Sans surprise, le lecteur ne peut que constater qu'Hickman a rapatrié les Fantastic Four dans le giron des Avengers (il avait écrit leur série avant, à commencer par Dark Reign: Fantastic Four). Il remarque aussi que l'accent est plus mis sur les superhéros que sur les supercriminels, étrangement absents, à quelques exceptions près. À nouveau dans ce genre d'événement de très grande ampleur, les civils brillent par leur absence, comme si cet univers partagé n'existe que pour les individus disposant de superpouvoirs.

Ces 2 séries "Avengers" et "New Avengers" constituent également un défi éditorial de coordination de haute voltige puisqu'il faut que les 2 séries avancent en même (l'histoire se poursuivant d'un épisode de l'une dans l'épisode suivant de l'autre), et qu'elles aboutissent en temps et en heure pour le crossover généralisé "Secret Wars" (2015). Ce niveau de contrainte explique que chaque épisode (ou presque) est confié à un dessinateur différent.

Au vu de la force narrative de l'intrigue, les dessinateurs semblent réduits au simple rôle de metteur en image, sans aucune marge de manoeuvre pour interpréter. Dans ce type de prestation très contrainte, les pages de Kev Walker sont un peu fades, trop fonctionnelles, avec une absence trop flagrantes d'arrière-plan. La narration visuelle est claire et lisible, mais fade.

Alors que Stefano Caselli hérite de nombreux dialogues, ses pages sont plus immersives que celles de Kev Walker, avec des décors plus présents et plus substantiels, et des personnages bien détaillés visuellement. Szymon Kudranski a également beaucoup de pages de dialogues à illustrer.

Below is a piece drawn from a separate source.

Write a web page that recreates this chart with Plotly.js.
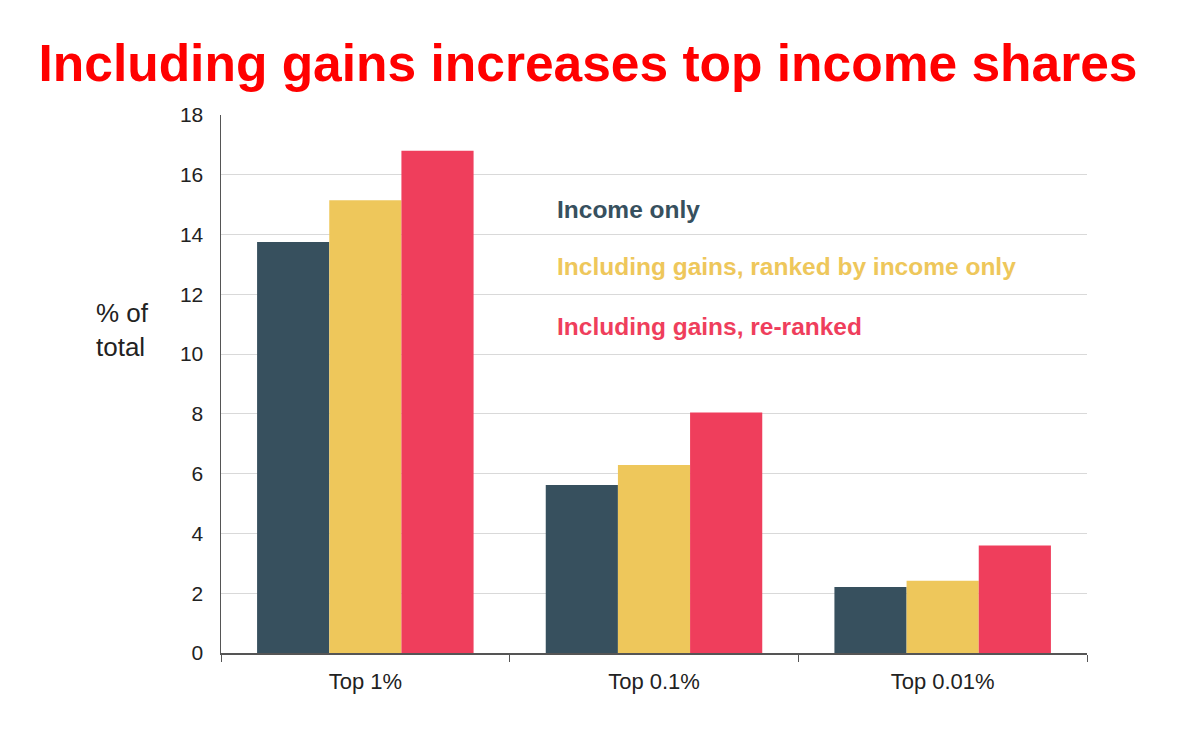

Il s'en sort mieux que Walker et Caselli, avec des dessins rendant mieux compte de la démesure des personnages en présence, des énergies déchaînées, et de la compromission des héros.

Mike Deodato est toujours aussi impressionnant dans ses compositions de page énergétiques, dans son encrage fin et appuyé donnant une impression de sérieux impeccable. le lecteur peut juste regretter que tous les personnages féminins soient affligés du même défaut morphologique qui les contraint à être cambrées au-delà du raisonnable quelle que soit leur posture, ou leur activité.

Ce deuxième tome "Time runs out" continue de faire monter le suspense et la tension, les différentes factions de superhéros se heurtent du fait des convictions légitimes (mais irréconciliables) de leurs meneurs, et l'Incursion finale se rapproche inexorablement, comme si les actions des uns et des autres n'avaient aucun effet. Jonathan Hickman est un chef d'orchestre formidable, coordonnant avec maestria tous les fils de ses intrigues, tout en profitant de la grande liberté dont il dispose du fait du décalage de 8 mois en avant du récit, tout en respectant les spécificités de chaque personnage, de chaque série.